Críticas:
"This is a fine work - clear, well written, intelligent.... It is quite original, fills a need in the literature, and is satisfyingly complete. We have no other detailed treatment of the royalist government in Guatemala during the greater part of the independence period, and no other treatment of Bustamante or his administration in such detail." - Timothy E. Anna, author of Spain and the Loss of America; "Bustamante's tenure in office is especially significant because he advocated many of the Spanish Enlightenment themes, he was a senior naval commander, and he had served as Alejandro Malaspina's co-planner and commander during the great Spanish scientific maritime expedition and imperial inspection mission of 1789-1794." - Christon I. Archer, author of The Army in Bourbon Mexico, 1760-1810"
Reseña del editor:
Latin American independence histories of the last 150 years have tended to stereotype Captain General Bustamante, governor of the Spanish colony of Guatemala from 1811 to 1818, as a tyrannical arch-villain who personified colonial oppression. Timothy Hawkins, in contrast, examines Bustamante and his administration within the context of preservation of empire, the effort by colonial officials and partisans to maintain the integrity of the Spanish empire in spite of internal and external unrest.
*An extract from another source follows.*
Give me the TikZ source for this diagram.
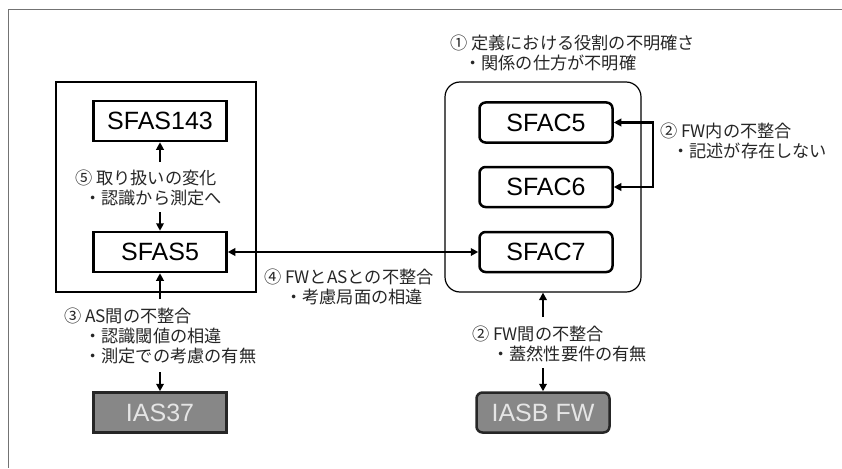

Based on extensive primary research in the archives of Guatemala, Mexico, and Spain, Hawkins's approach links the Central American experience to that of areas such as Peru, Venezuela, and Mexico, that also responded equivocally and haphazardly to rebellious uprisings against colonial rule. While conceding that Bustamante's role in the suppression of unrest turned him into one of the more controversial figures in Latin American history, Hawkins argues that the Bustamante administration should not be seen as an isolated and perverse case of Spanish repression but as an example of a relatively successful, if short lived, campaign by Spain to preserve its empire.